▸ **Stored data entries**

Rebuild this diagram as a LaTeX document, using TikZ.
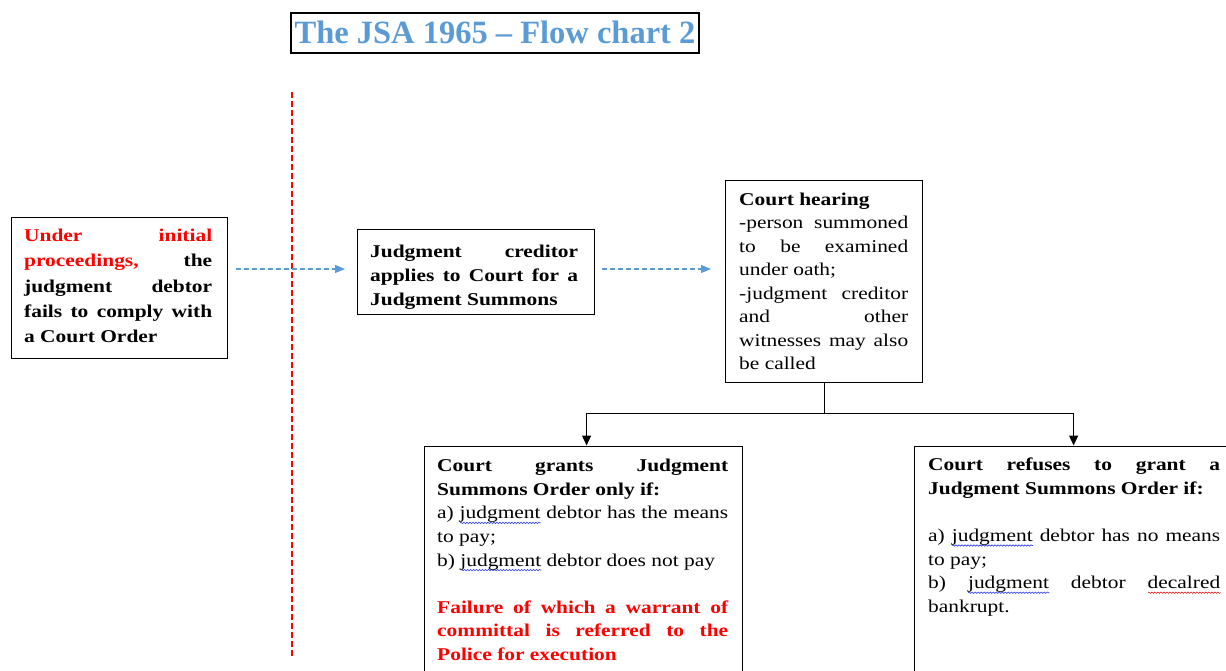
\documentclass[tikz,border=0pt]{standalone}
\usepackage{fontspec}
\setmainfont[FakeStretch=1.19]{Liberation Serif}
\newfontfamily\titlefont{Liberation Serif}
\usetikzlibrary{arrows.meta,decorations.pathmorphing}
\definecolor{tblue}{RGB}{91,155,213}
\definecolor{wblue}{RGB}{40,60,230}
\definecolor{wred}{RGB}{230,30,30}
\newcommand\wv[2]{\setbox0\hbox{#2}\rlap{\raisebox{-4pt}{\tikz[baseline=0pt]\draw[#1, line width=0.6pt, decorate, decoration={snake,amplitude=0.7pt,segment length=3pt}] (0pt,0pt) -- (\wd0,0pt);}}\box0\relax}
\tikzset{
  box/.style={draw, line width=1.2pt, anchor=north west, inner sep=0pt},
  txt/.style={inner sep=0pt, anchor=base west, align=justify},
  barrow/.style={draw=tblue, line width=1.1pt, dash pattern=on 5pt off 3pt, -{Triangle[length=10pt,width=8pt]}},
  karrow/.style={draw=black, line width=1pt, -{Triangle[length=10pt,width=9pt]}},
}
\begin{document}
\begin{tikzpicture}[x=1pt,y=-1pt]
\useasboundingbox (0,0) rectangle (1226,670);
% title
\node[draw, line width=2pt, minimum width=408pt, minimum height=40pt, inner sep=0pt,
      text height=22pt, text depth=2pt, text=tblue, font=\titlefont\bfseries\fontsize{32.5}{36}\selectfont]
  (title) at (495,33) {The JSA 1965 – Flow chart 2};
% red dashed line
\draw[red, line width=2pt, dash pattern=on 6pt off 3pt] (291.5,92) -- (291.5,658);
% box 1
\node[box, minimum width=216pt, minimum height=141pt] (b1) at (11,217) {};
\node[txt, text width=188pt, font=\bfseries\fontsize{18}{25.2}\selectfont] (t1) at (24,241.7)
  {{\color{red}Under initial}\linebreak {\color{red}proceedings,} the\linebreak judgment debtor\linebreak fails to comply with\linebreak a Court Order};
% box 2
\node[box, minimum width=237pt, minimum height=85pt] (b2) at (357,229) {};
\node[txt, text width=208pt, font=\bfseries\fontsize{18}{24.3}\selectfont] (t2) at (370,257)
  {Judgment creditor\linebreak applies to Court for a\linebreak Judgment Summons};
% box 3
\node[box, minimum width=197pt, minimum height=202pt] (b3) at (725,180) {};
\node[txt, text width=169pt, font=\fontsize{18}{23.5}\selectfont] (t3) at (739,205)
  {\textbf{Court hearing}\\ -person summoned\linebreak to be examined\linebreak under oath;\\ -judgment creditor\linebreak and other\linebreak witnesses may also\linebreak be called};
% box 4
\node[box, minimum width=318pt, minimum height=240pt] (b4) at (424,445.5) {};
\node[txt, text width=291pt, font=\fontsize{18}{23.6}\selectfont] (t4) at (437,471.7)
  {\textbf{Court grants Judgment\linebreak Summons Order only if:}\\ a) \wv{wblue}{judgment} debtor has the means\linebreak to pay;\\ b) \wv{wblue}{judgment} debtor does not pay\par\mbox{}\par {\bfseries\color{red}Failure of which a warrant of\linebreak committal is referred to the\linebreak Police for execution}};
% box 5
\node[box, minimum width=318pt, minimum height=240pt] (b5) at (914,445.5) {};
\node[txt, text width=292pt, font=\fontsize{18}{23.6}\selectfont] (t5) at (928,470.7)
  {\textbf{Court refuses to grant a\linebreak Judgment Summons Order if:}\par\mbox{}\par a) \wv{wblue}{judgment} debtor has no means\linebreak to pay;\\ b) \wv{wblue}{judgment} debtor \wv{wred}{decalred}\linebreak bankrupt.};
% connectors
\coordinate (py) at (0,269);
\draw[barrow, shorten <=8pt, shorten >=12pt] (b1.east |- py) -- (b2.west |- py);
\draw[barrow, shorten <=7pt, shorten >=14pt] (b2.east |- py) -- (b3.west |- py);
\draw[line width=1pt] (b3.south) -- ++(0,30.5) coordinate (sp);
\draw[karrow] (sp) -| ([xshift=3pt]b4.north);
\draw[karrow] (sp) -| (b5.north);
\end{tikzpicture}
\end{document}
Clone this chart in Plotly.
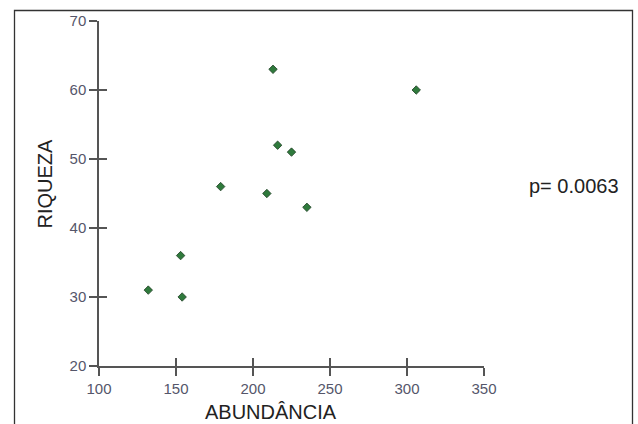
import plotly.graph_objects as go

abundancia = [132, 153, 154, 179, 209, 213, 216, 225, 235, 306]
riqueza = [31, 36, 30, 46, 45, 63, 52, 51, 43, 60]
x_ticks = [100, 150, 200, 250, 300, 350]
y_ticks = [20, 30, 40, 50, 60, 70]
x_title = "ABUNDÂNCIA"
y_title = "RIQUEZA"
p_text = "p= 0.0063"

W, H = 638, 424
L, R, T, B = 99, 154, 21, 58
pw, ph = W - L - R, H - T - B

def px(x):
    return (x - L) / pw

def py(y):
    return (H - B - y) / ph

axis_col = "#555555"
lab_col = "#55566a"
font = "Liberation Sans, Arial, sans-serif"

fig = go.Figure()
fig.add_trace(go.Scatter(
    x=abundancia, y=riqueza, mode="markers",
    marker=dict(symbol="diamond", size=6.5, color="#2f7a3c",
                line=dict(color="#1f3f25", width=0.8)),
    showlegend=False, cliponaxis=False,
))
# overlay axes to make ticks cross the axis line
fig.add_trace(go.Scatter(x=[100, 350], y=[20, 70], xaxis="x2", yaxis="y2",
                         mode="markers", marker=dict(opacity=0), showlegend=False,
                         hoverinfo="skip"))

common = dict(showgrid=False, zeroline=False, linecolor=axis_col, linewidth=1.5,
              tickcolor=axis_col, tickwidth=1.5, ticklen=8)
fig.update_layout(
    width=W, height=H,
    margin=dict(l=L, r=R, t=T, b=B),
    paper_bgcolor="white", plot_bgcolor="white",
    xaxis=dict(range=[100, 350], tickvals=x_ticks, ticks="outside", showline=True,
               tickfont=dict(family=font, size=15, color=lab_col), **common),
    yaxis=dict(range=[20, 70], tickvals=y_ticks, ticks="outside", showline=True,
               tickfont=dict(family=font, size=15, color=lab_col), **common),
    xaxis2=dict(range=[100, 350], tickvals=x_ticks, ticks="inside", showline=True,
                showticklabels=False, overlaying="x", anchor="y2", side="bottom", **common),
    yaxis2=dict(range=[20, 70], tickvals=y_ticks, ticks="inside", showline=True,
                showticklabels=False, overlaying="y", anchor="x2", side="left", **common),
    shapes=[dict(type="rect", xref="paper", yref="paper",
                 x0=px(14.5), x1=px(632.5), y0=py(440), y1=py(10.5),
                 line=dict(color="#333333", width=1.3), layer="below")],
    annotations=[
        dict(text=x_title, xref="paper", yref="paper", x=px(270.5), y=py(412),
             showarrow=False, font=dict(family=font, size=20, color="#222222"),
             xanchor="center", yanchor="middle"),
        dict(text=y_title, xref="paper", yref="paper", x=px(44.5), y=py(184),
             showarrow=False, textangle=-90, font=dict(family=font, size=20, color="#222222"),
             xanchor="center", yanchor="middle"),
        dict(text=p_text, xref="paper", yref="paper", x=px(574), y=py(186),
             showarrow=False, font=dict(family=font, size=20, color="#222222"),
             xanchor="center", yanchor="middle"),
    ],
)
fig.write_html("out.html")
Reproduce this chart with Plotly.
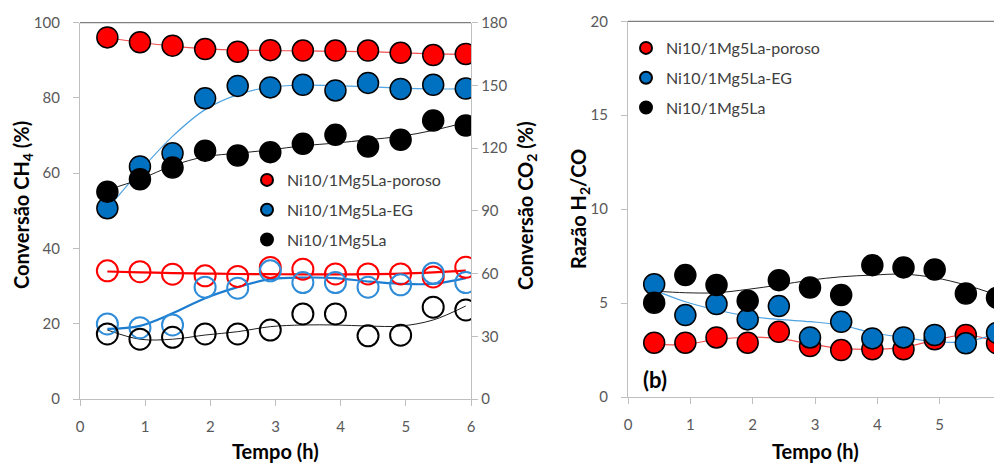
import plotly.graph_objects as go

# ---------------- data ----------------
tempo = [0.42, 0.92, 1.42, 1.92, 2.42, 2.92, 3.42, 3.92, 4.42, 4.92, 5.42, 5.92]
series = ["Ni10/1Mg5La-poroso", "Ni10/1Mg5La-EG", "Ni10/1Mg5La"]

# (a) CH4 conversion (%), left axis - filled markers
ch4_poroso = [96.1, 94.8, 93.9, 93.0, 92.3, 92.7, 92.6, 92.6, 92.6, 92.0, 91.4, 91.7]
ch4_eg = [50.7, 61.8, 65.3, 79.9, 83.2, 82.8, 83.5, 82.0, 84.0, 82.4, 83.5, 82.5]
ch4_la = [55.1, 58.4, 61.5, 66.0, 64.7, 65.6, 67.8, 70.2, 67.1, 68.9, 74.0, 72.7]

# (a) CO2 conversion (%), right axis - open markers
co2_poroso = [61.3, 60.9, 59.7, 58.9, 58.6, 62.9, 62.1, 59.8, 59.8, 59.8, 58.4, 63.0]
co2_eg = [35.9, 34.1, 35.4, 53.5, 53.0, 61.3, 55.7, 55.7, 53.5, 54.6, 60.2, 55.7]
co2_la = [31.1, 28.6, 29.5, 31.1, 31.1, 33.0, 40.7, 40.7, 30.2, 30.5, 43.9, 42.6]

# trend lines
ch4_poroso_trend = [96.0, 94.8, 93.8, 93.1, 92.7, 92.6, 92.5, 92.4, 92.3, 92.0, 91.7, 91.6]
ch4_eg_trend = [50.5, 60.6, 69.8, 76.9, 80.9, 82.9, 83.4, 83.3, 83.0, 82.6, 82.4, 82.4]
ch4_la_trend = [55.6, 58.4, 62.0, 64.4, 65.3, 66.2, 67.3, 68.0, 68.9, 69.8, 71.4, 73.5]
co2_poroso_trend = [61.0, 60.6, 60.2, 60.0, 59.8, 59.7, 59.6, 59.6, 59.7, 60.0, 60.6, 61.4]
co2_eg_trend = [33.5, 35.0, 41.0, 48.2, 53.5, 57.3, 58.1, 57.8, 56.2, 55.1, 55.1, 57.8]
co2_la_trend = [33.0, 28.6, 28.6, 30.6, 32.2, 34.6, 35.4, 35.4, 34.9, 34.9, 37.8, 44.5]

# (b) H2/CO ratio
h2co_poroso = [2.89, 2.89, 3.17, 2.89, 3.47, 2.71, 2.50, 2.54, 2.54, 3.07, 3.30, 2.86]
h2co_eg = [6.00, 4.36, 4.95, 4.13, 4.84, 3.17, 4.00, 3.12, 3.17, 3.30, 2.86, 3.42]
h2co_la = [5.02, 6.49, 5.96, 5.12, 6.22, 5.83, 5.43, 7.02, 6.90, 6.79, 5.51, 5.28]

h2co_poroso_trend = [2.80, 2.80, 3.07, 3.18, 3.12, 2.82, 2.59, 2.54, 2.64, 3.03, 3.30, 2.94]
h2co_eg_trend = [5.69, 5.07, 4.63, 4.31, 4.13, 4.01, 3.83, 3.42, 3.17, 2.94, 2.94, 3.39]
h2co_la_trend = [5.64, 5.55, 5.55, 5.73, 5.96, 6.22, 6.40, 6.49, 6.54, 6.35, 5.96, 5.43]

x_ticks = [0, 1, 2, 3, 4, 5, 6]

# ---------------- styles ----------------
RED, BLUE, BLACK = "#FF0000", "#0070C0", "#000000"
OPEN_BLUE = "#2F8CD8"
FONT = "Lato"
TICK_FONT = dict(family=FONT, size=15, color="#595959")
OFF = 8                      # page body margin
W, H = 1002 - OFF, 464 - OFF


def px(x):
    return (x - OFF) / W


def py(y):
    return 1 - (y - OFF) / H


fig = go.Figure()


def trend(x, y, color, width, xa, ya):
    fig.add_trace(go.Scatter(x=x, y=y, mode="lines",
                             line=dict(color=color, width=width, shape="spline", smoothing=1.0),
                             showlegend=False, hoverinfo="skip", xaxis=xa, yaxis=ya))


# panel (a) trend lines
trend(tempo, ch4_poroso_trend, "#F25050", 1.2, "x", "y")
trend(tempo, ch4_eg_trend, "#4FA3E0", 1.2, "x", "y")
trend(tempo, ch4_la_trend, "#202020", 1.0, "x", "y")
trend(tempo, co2_poroso_trend, RED, 2.2, "x", "y2")
trend(tempo, co2_eg_trend, "#1C7CD0", 2.2, "x", "y2")
trend(tempo, co2_la_trend, "#202020", 1.0, "x", "y2")

# panel (a) open markers (CO2)
for vals, col in [(co2_poroso, RED), (co2_eg, OPEN_BLUE), (co2_la, BLACK)]:
    fig.add_trace(go.Scatter(x=tempo, y=vals, mode="markers", xaxis="x", yaxis="y2", showlegend=False,
                             marker=dict(symbol="circle-open", size=21, color=col,
                                         line=dict(width=2, color=col))))

# panel (a) filled markers (CH4) with legend
for i, (vals, col) in enumerate([(ch4_poroso, RED), (ch4_eg, BLUE), (ch4_la, BLACK)]):
    fig.add_trace(go.Scatter(x=tempo, y=vals, mode="markers", xaxis="x", yaxis="y", name=series[i],
                             legend="legend", legendgroup="a%d" % i,
                             marker=dict(symbol="circle", size=21, color=col,
                                         line=dict(width=1.5, color="#000000"))))

# panel (b)
trend(tempo, h2co_poroso_trend, "#F25050", 1.2, "x2", "y3")
trend(tempo, h2co_eg_trend, "#4FA3E0", 1.2, "x2", "y3")
trend(tempo, h2co_la_trend, "#202020", 1.0, "x2", "y3")
for i, (vals, col) in enumerate([(h2co_poroso, RED), (h2co_eg, BLUE), (h2co_la, BLACK)]):
    fig.add_trace(go.Scatter(x=tempo, y=vals, mode="markers", xaxis="x2", yaxis="y3", name=series[i],
                             legend="legend2", legendgroup="b%d" % i,
                             marker=dict(symbol="circle", size=21, color=col,
                                         line=dict(width=1.5, color="#000000"))))

axis_common = dict(showgrid=False, zeroline=False, showline=True, linecolor="#BFBFBF", linewidth=1.3,
                   ticks="outside", ticklen=6, tickcolor="#BFBFBF", tickwidth=1.3, tickfont=TICK_FONT,
                   automargin=False)

ya_dom = [py(399), py(22.7)]
yb_dom = [py(397), py(21.3)]

legend_common = dict(xanchor="left", yanchor="top", bgcolor="rgba(0,0,0,0)",
                     font=dict(family=FONT, size=16, color="#404040"), itemsizing="constant",
                     tracegroupgap=6, traceorder="grouped")

fig.update_layout(
    width=W, height=H,
    margin=dict(l=0, r=0, t=0, b=0, autoexpand=False),
    paper_bgcolor="white", plot_bgcolor="white",
    font=dict(family=FONT, color="#404040"),
    xaxis=dict(domain=[px(80), px(471)], range=[0, 6], tickvals=x_ticks, anchor="y",
               ticklabelstandoff=8, **axis_common),
    yaxis=dict(domain=ya_dom, range=[0, 100], dtick=20, anchor="x", ticklabelstandoff=10, **axis_common),
    yaxis2=dict(overlaying="y", side="right", range=[0, 180], dtick=30, anchor="x",
                ticklabelstandoff=0, **axis_common),
    xaxis2=dict(domain=[px(628), 1.0], range=[0, 6], tickvals=x_ticks, anchor="y3",
                ticklabelstandoff=8, ticklabeloverflow="allow", **axis_common),
    yaxis3=dict(domain=yb_dom, range=[0, 20], dtick=5, anchor="x2", ticklabelstandoff=10, **axis_common),
    legend=dict(x=px(247), y=py(163), **legend_common),
    legend2=dict(x=px(626), y=py(31), **legend_common),
    showlegend=True,
)

# plot-area top borders
for xr, yr in [("x domain", "y domain"), ("x2 domain", "y3 domain")]:
    fig.add_shape(type="line", xref=xr, yref=yr, x0=0, x1=1, y0=1, y1=1,
                  line=dict(color="#7F7F7F", width=1.3))

title_font = dict(family=FONT, size=20, color="#000000")
annos = [
    dict(text="<b>Conversão CH<sub>4</sub> (%)</b>", x=px(22), y=py(205), textangle=-90),
    dict(text="<b>Conversão CO<sub>2</sub> (%)</b>", x=px(526), y=py(206), textangle=-90),
    dict(text="<b>Razão H<sub>2</sub>/CO</b>", x=px(579), y=py(209), textangle=-90),
    dict(text="<b>Tempo (h)</b>", x=px(275), y=py(451), textangle=0),
    dict(text="<b>Tempo (h)</b>", x=px(815), y=py(451), textangle=0),
]
for a in annos:
    fig.add_annotation(xref="paper", yref="paper", xanchor="center", yanchor="middle",
                       showarrow=False, font=title_font, **a)
fig.add_annotation(text="<b>(b)</b>", xref="paper", yref="paper", x=px(641), y=py(379),
                   xanchor="left", yanchor="middle", showarrow=False,
                   font=dict(family=FONT, size=22, color="#000000"))

fig.write_html("out.html")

▸ **Requirements**
Nothing but the lines from the one with "Reproduce this chart with Plotly." through the one with "30.5, 43.9, 42.6]" is to be copied, exactly and ends included. Leave pictures out.

▸ **Task answer**
Reproduce this chart with Plotly.
import plotly.graph_objects as go

# ---------------- data ----------------
tempo = [0.42, 0.92, 1.42, 1.92, 2.42, 2.92, 3.42, 3.92, 4.42, 4.92, 5.42, 5.92]
series = ["Ni10/1Mg5La-poroso", "Ni10/1Mg5La-EG", "Ni10/1Mg5La"]

# (a) CH4 conversion (%), left axis - filled markers
ch4_poroso = [96.1, 94.8, 93.9, 93.0, 92.3, 92.7, 92.6, 92.6, 92.6, 92.0, 91.4, 91.7]
ch4_eg = [50.7, 61.8, 65.3, 79.9, 83.2, 82.8, 83.5, 82.0, 84.0, 82.4, 83.5, 82.5]
ch4_la = [55.1, 58.4, 61.5, 66.0, 64.7, 65.6, 67.8, 70.2, 67.1, 68.9, 74.0, 72.7]

# (a) CO2 conversion (%), right axis - open markers
co2_poroso = [61.3, 60.9, 59.7, 58.9, 58.6, 62.9, 62.1, 59.8, 59.8, 59.8, 58.4, 63.0]
co2_eg = [35.9, 34.1, 35.4, 53.5, 53.0, 61.3, 55.7, 55.7, 53.5, 54.6, 60.2, 55.7]
co2_la = [31.1, 28.6, 29.5, 31.1, 31.1, 33.0, 40.7, 40.7, 30.2, 30.5, 43.9, 42.6]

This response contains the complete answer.